# start of RECORDED INFORMATION
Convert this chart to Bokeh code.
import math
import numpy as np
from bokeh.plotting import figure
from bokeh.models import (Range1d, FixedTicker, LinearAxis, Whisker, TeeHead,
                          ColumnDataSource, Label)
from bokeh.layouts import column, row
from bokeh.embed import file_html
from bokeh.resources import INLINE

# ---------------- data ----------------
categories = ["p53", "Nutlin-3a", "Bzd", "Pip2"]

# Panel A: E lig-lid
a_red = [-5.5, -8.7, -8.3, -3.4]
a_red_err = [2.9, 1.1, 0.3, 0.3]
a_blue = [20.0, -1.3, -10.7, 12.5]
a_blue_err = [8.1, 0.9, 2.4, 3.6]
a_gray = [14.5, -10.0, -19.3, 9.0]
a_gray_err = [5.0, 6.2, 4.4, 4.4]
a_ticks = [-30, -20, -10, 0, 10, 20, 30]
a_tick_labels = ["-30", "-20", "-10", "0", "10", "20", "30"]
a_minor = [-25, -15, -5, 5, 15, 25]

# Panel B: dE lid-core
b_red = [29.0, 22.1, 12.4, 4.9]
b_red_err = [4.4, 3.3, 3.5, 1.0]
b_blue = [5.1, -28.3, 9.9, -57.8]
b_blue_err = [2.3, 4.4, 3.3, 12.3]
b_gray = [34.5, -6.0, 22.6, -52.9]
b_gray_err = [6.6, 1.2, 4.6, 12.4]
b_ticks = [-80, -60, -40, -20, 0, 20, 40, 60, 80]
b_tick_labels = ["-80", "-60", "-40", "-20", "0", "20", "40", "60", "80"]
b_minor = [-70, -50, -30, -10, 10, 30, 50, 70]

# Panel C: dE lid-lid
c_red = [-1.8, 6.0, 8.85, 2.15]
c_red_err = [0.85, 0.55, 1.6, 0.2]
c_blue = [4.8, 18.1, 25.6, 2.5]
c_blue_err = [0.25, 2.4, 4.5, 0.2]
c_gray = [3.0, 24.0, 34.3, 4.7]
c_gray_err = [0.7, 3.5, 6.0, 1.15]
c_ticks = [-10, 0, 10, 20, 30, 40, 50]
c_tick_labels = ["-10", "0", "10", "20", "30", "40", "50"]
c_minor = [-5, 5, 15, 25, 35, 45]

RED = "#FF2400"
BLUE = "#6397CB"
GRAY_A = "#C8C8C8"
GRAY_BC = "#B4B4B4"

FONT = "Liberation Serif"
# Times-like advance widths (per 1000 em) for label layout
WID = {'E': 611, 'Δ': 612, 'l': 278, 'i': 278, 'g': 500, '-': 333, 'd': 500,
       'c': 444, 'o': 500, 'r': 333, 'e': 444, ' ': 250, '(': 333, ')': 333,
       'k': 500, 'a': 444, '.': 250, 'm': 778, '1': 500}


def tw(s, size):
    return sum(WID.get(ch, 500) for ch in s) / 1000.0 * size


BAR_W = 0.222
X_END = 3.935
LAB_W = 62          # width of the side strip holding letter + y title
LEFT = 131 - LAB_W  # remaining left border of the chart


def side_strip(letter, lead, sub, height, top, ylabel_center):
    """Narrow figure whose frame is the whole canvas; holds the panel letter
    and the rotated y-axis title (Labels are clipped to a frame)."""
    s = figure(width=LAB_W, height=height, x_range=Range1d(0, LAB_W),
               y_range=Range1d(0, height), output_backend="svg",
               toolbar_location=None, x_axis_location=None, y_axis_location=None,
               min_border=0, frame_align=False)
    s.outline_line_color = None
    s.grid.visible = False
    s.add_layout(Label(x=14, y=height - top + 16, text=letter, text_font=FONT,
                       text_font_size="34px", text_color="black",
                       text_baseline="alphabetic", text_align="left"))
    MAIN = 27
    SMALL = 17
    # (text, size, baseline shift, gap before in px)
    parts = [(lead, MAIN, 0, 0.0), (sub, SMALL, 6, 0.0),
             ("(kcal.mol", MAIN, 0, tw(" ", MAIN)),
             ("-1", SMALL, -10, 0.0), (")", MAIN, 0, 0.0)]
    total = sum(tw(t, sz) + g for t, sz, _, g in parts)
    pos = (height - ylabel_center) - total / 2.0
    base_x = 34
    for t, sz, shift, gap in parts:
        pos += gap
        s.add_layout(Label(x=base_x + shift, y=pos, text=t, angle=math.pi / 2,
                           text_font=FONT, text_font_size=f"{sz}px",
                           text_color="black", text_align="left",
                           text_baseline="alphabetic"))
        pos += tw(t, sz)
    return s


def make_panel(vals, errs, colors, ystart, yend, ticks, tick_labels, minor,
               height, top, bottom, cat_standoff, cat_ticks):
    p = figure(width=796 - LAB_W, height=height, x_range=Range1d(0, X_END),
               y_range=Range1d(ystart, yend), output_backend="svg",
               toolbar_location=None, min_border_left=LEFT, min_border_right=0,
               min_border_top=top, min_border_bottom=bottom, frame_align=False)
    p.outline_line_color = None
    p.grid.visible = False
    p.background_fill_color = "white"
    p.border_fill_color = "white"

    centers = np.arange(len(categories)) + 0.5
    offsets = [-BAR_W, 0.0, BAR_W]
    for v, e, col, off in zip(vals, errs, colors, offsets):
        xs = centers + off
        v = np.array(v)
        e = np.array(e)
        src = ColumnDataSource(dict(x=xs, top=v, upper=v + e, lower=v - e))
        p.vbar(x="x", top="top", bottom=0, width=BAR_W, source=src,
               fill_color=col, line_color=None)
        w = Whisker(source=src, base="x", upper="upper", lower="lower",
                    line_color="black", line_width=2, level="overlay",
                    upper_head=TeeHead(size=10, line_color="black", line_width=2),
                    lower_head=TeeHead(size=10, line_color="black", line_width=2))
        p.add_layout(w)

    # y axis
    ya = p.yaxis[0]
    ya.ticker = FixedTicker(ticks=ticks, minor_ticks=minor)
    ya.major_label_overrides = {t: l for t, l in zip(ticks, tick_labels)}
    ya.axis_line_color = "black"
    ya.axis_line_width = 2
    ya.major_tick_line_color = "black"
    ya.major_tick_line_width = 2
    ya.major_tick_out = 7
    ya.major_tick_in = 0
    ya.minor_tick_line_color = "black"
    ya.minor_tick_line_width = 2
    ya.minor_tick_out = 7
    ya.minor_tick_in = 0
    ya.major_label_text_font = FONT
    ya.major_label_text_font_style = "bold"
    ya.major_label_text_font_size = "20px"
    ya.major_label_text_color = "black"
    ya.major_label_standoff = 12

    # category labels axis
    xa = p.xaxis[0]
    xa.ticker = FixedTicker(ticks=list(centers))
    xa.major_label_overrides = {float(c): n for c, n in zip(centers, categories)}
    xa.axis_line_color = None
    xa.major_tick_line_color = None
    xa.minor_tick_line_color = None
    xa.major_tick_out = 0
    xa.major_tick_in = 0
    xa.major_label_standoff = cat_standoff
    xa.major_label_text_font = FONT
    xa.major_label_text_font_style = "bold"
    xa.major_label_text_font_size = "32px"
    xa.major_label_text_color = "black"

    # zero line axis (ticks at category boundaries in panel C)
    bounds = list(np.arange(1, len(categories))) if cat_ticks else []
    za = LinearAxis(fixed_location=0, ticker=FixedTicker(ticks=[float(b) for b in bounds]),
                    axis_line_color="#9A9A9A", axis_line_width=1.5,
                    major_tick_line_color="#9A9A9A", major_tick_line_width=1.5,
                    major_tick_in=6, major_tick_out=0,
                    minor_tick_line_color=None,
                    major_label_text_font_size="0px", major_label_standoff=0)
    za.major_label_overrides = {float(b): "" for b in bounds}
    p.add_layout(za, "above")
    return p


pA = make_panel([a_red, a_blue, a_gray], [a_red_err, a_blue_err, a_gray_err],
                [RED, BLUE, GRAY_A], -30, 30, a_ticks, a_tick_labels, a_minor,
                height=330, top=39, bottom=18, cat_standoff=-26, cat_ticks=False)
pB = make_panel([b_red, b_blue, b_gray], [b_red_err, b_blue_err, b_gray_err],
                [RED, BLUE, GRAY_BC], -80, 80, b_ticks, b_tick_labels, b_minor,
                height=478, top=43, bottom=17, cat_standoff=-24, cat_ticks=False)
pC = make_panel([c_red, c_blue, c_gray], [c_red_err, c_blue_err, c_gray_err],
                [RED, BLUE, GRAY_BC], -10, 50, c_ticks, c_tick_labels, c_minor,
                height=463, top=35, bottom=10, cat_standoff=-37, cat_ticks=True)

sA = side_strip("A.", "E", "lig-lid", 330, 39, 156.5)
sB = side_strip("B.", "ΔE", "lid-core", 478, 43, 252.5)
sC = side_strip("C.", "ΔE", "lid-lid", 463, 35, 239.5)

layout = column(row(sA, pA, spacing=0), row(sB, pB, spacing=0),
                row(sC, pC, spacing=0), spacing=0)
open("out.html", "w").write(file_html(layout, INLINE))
# end of RECORDED INFORMATION
# start of RECORDED INFORMATION
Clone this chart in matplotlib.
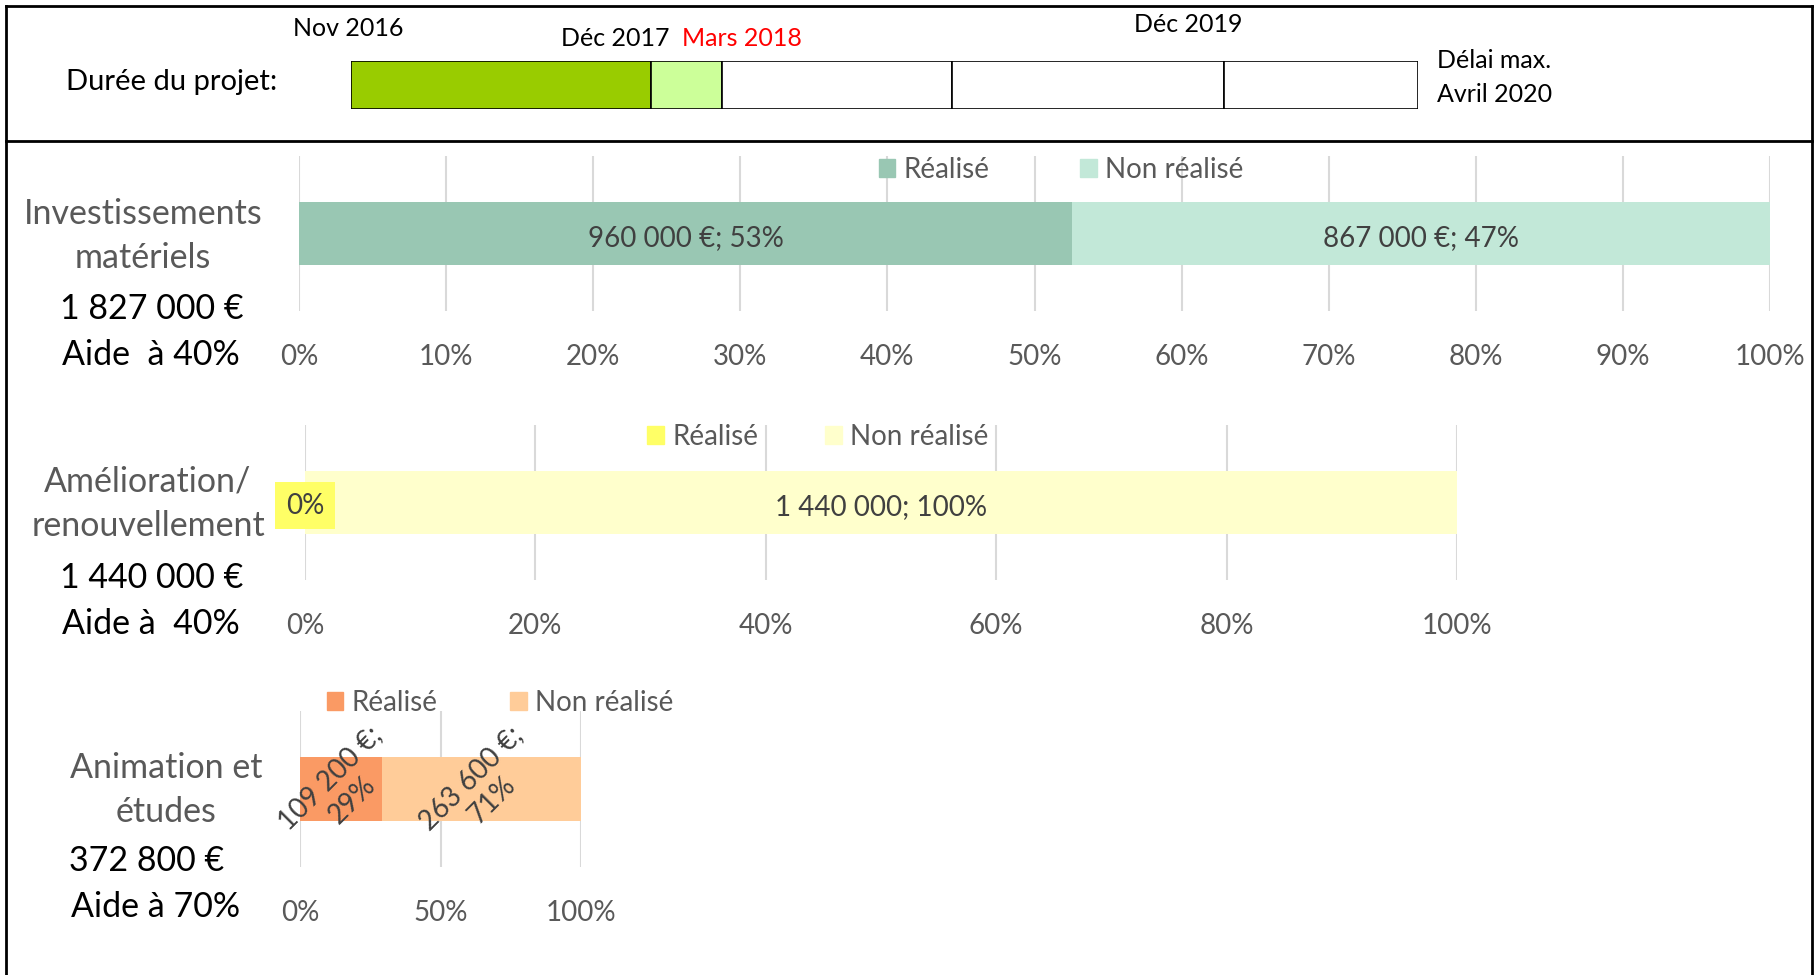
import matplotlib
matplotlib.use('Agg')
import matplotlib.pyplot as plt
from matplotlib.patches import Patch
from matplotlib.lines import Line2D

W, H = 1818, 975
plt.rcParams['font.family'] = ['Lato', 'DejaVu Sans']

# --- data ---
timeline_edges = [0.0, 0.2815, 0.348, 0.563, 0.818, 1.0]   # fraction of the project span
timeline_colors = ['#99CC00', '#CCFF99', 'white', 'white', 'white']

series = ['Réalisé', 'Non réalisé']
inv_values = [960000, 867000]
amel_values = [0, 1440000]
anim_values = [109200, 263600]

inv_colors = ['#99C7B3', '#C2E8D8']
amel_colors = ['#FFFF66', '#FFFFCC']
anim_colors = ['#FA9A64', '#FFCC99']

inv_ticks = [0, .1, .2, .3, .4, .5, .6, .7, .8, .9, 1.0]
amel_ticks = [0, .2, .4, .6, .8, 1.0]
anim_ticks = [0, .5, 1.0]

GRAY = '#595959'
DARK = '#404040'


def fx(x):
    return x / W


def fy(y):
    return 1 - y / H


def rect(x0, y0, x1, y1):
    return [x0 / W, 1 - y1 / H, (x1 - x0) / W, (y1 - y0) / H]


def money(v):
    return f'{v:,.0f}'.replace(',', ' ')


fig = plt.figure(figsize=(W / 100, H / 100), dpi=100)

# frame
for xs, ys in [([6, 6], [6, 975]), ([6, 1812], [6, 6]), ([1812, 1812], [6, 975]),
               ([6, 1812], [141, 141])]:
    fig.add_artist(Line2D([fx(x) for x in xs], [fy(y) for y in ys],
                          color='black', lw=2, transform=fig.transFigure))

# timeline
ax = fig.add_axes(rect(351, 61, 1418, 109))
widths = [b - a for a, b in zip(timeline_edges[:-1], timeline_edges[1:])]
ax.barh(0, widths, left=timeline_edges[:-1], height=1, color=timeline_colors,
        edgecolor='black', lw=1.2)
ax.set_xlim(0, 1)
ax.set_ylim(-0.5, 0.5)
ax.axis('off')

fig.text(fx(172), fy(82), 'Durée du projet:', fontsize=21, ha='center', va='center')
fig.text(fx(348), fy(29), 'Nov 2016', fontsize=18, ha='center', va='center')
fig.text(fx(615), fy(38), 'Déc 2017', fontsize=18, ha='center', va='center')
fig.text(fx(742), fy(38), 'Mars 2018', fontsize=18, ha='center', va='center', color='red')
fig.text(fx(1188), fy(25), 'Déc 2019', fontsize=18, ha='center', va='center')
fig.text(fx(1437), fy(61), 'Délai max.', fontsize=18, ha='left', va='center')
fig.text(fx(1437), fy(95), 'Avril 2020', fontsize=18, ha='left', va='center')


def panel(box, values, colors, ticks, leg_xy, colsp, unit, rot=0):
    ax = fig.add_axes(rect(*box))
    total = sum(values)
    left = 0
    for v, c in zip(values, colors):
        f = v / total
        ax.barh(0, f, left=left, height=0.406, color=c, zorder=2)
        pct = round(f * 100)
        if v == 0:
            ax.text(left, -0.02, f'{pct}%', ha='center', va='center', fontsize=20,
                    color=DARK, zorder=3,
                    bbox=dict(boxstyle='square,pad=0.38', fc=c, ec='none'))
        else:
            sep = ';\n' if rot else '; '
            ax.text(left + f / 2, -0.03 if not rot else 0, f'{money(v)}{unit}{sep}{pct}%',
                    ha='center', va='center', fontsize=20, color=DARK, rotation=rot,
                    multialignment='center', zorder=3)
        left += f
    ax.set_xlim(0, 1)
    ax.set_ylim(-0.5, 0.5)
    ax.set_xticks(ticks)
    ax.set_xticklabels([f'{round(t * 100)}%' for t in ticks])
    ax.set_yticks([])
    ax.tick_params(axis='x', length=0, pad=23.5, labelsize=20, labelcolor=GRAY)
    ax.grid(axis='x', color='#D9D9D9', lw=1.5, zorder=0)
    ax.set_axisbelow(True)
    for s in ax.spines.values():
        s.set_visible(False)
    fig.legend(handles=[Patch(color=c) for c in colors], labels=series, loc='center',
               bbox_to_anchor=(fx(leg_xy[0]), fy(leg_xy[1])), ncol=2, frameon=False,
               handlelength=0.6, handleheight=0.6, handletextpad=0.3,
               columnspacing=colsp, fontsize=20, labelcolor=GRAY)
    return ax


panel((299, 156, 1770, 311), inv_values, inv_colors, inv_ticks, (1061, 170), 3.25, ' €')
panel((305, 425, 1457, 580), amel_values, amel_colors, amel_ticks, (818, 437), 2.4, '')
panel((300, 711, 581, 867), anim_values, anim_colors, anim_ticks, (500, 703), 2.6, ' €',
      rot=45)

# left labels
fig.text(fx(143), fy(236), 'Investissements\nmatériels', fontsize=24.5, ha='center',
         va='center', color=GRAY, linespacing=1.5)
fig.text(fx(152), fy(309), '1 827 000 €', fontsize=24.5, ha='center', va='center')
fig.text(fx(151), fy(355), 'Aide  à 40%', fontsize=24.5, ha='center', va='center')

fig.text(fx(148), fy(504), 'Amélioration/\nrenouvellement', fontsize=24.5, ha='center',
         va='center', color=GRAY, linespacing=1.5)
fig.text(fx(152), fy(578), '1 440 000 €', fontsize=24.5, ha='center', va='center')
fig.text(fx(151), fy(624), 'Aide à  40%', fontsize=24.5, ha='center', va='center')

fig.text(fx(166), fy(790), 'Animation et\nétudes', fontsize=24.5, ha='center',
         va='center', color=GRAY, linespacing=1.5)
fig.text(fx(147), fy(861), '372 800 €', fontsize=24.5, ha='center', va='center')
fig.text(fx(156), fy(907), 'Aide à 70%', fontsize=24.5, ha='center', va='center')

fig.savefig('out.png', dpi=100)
# end of RECORDED INFORMATION
● BRIEF
Only the lines from the one with "Clone this chart in matplotlib." through the one with "fig = plt.figure(figsize=(W" belong in your copy; retype them exactly and drop any pictures.

● WRITTEN SOLUTION
Clone this chart in matplotlib.
import matplotlib
matplotlib.use('Agg')
import matplotlib.pyplot as plt
from matplotlib.patches import Patch
from matplotlib.lines import Line2D

W, H = 1818, 975
plt.rcParams['font.family'] = ['Lato', 'DejaVu Sans']

# --- data ---
timeline_edges = [0.0, 0.2815, 0.348, 0.563, 0.818, 1.0]   # fraction of the project span
timeline_colors = ['#99CC00', '#CCFF99', 'white', 'white', 'white']

series = ['Réalisé', 'Non réalisé']
inv_values = [960000, 867000]
amel_values = [0, 1440000]
anim_values = [109200, 263600]

inv_colors = ['#99C7B3', '#C2E8D8']
amel_colors = ['#FFFF66', '#FFFFCC']
anim_colors = ['#FA9A64', '#FFCC99']

inv_ticks = [0, .1, .2, .3, .4, .5, .6, .7, .8, .9, 1.0]
amel_ticks = [0, .2, .4, .6, .8, 1.0]
anim_ticks = [0, .5, 1.0]

GRAY = '#595959'
DARK = '#404040'


def fx(x):
    return x / W


def fy(y):
    return 1 - y / H


def rect(x0, y0, x1, y1):
    return [x0 / W, 1 - y1 / H, (x1 - x0) / W, (y1 - y0) / H]


def money(v):
    return f'{v:,.0f}'.replace(',', ' ')


fig = plt.figure(figsize=(W / 100, H / 100), dpi=100)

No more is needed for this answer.